The raccoons had to be trapped and removed. Insulation was replaced, and the attic was sanitized. The project was finished two weeks ago. Luckily for the Lehmans, their homeowners’ insurance covered the charges. But Warren Lehman worries his neighbors may not have insurance policies that cover damage from wild animals.

A few streets away, Harry and Marjorie Lieburn of Tahoe Drive are fed up with raccoons near their home.

In April 2007, the Lieburns returned from Florida to find one raccoon in their basement and about four more in

their chimney.

"We couldn’t get a guy to take it away until the next day," Harry Lieburn said. "It cried down there all night, like a baby crying."

To keep them out, he bolted a wire cap over his chimney and added a cement block to hold it in place. Raccoons constantly tip over the Lieburns’ bird bath and yard animals.

"Sometimes we see five or six parading back and forth in the yard at night," he said. "Motion lights don’t even faze them."

Marjorie Lieburn said she worries about leaving home in the winter because of the raccoons.

"It’s crazy we have so many raccoons in the neighborhood," said Phyllis Lehman, 83. "It’s this neighbor feeding them, that’s what’s causing so much trouble."



‘Poor guy’s hungry’



"You have to feel sorry for those animals," said Helga Glaser, 72, of Ascot Drive. "We built houses and took their habitat."

Glaser said one raccoon comes to her house regularly and once brought his four babies. "It was cute. My whole porch was filled with raccoons," she said. Helga and her husband leave old bread and peanuts on their back porch for them.

"He looks for his food," she said. "One time I looked out the bathroom window and he went up on the side of the house and looked at us. We figured, ‘poor guy’s hungry,’ so we give him bread."

She said the raccoon is very tame. Rabies and home damage are not a concern, she said.

A few houses down on Ascot Drive, Carol Ockey-Katt, 49, lets raccoons live in her attic.

"A couple years ago, we had raccoons nesting in the attic," she said. "We don’t consider them at all a problem. It’s a nonissue."

Ockey-Katt and her family made no efforts to remove the raccoons, which entered her attic by climbing up a wood wall in her garage.

"I consider the remaining wildlife a gift," she said. "We’ve done unquantifiable damage to their property."



It’s all legal



Feeding wild animals is allowed, but so is live-trapping and removing them, said Capt. Tom Petersen of the Mount Pleasant Police Department.

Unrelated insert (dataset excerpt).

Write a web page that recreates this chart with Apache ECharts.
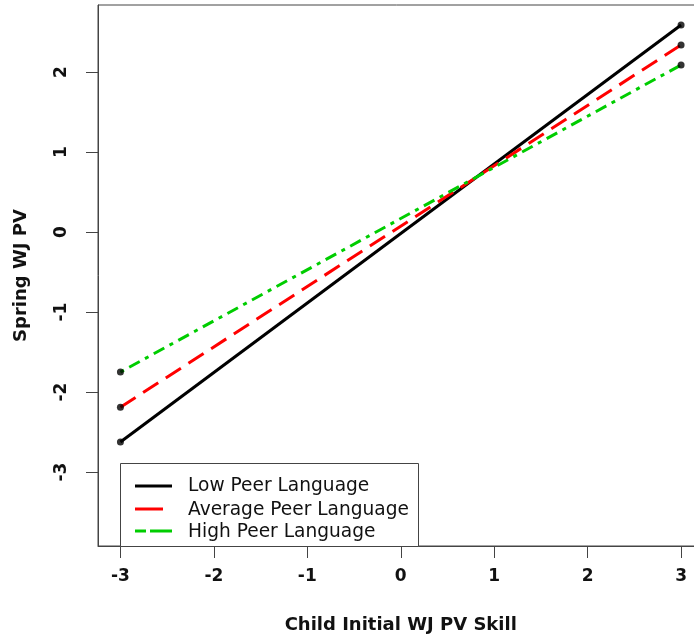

The Wisconsin Department of Natural Resources urges residents to contact local animal control or trappers, said Marty Johnson, a state Department of Natural Resources wildlife biologist.

"Any landowner can live-trap a raccoon," he said. "The dilemma you have is once you catch them, what do you do with them? We recommend that people humanely put the animal down."

Putting the animal down is preferred to releasing it elsewhere. It is illegal to release any wild animal on a property, including state lands, without permission. Even if it were legal, the animals usually do not survive, Johnson said.

"If raccoons are hanging out in a location, there’s generally something attracting them — a food source, shelter," he said. "Until you eliminate that, there’s nothing you can do."

Johnson said feeding the animals can do more harm than good.

"Human food has preservatives that are not good for animals," Johnson said. "Having an added food source also increases population size."

Because the raccoons in Mount Pleasant are legally receiving food and shelter, Johnson said the only option for residents tired of raccoons is to talk some sense into their neighbors.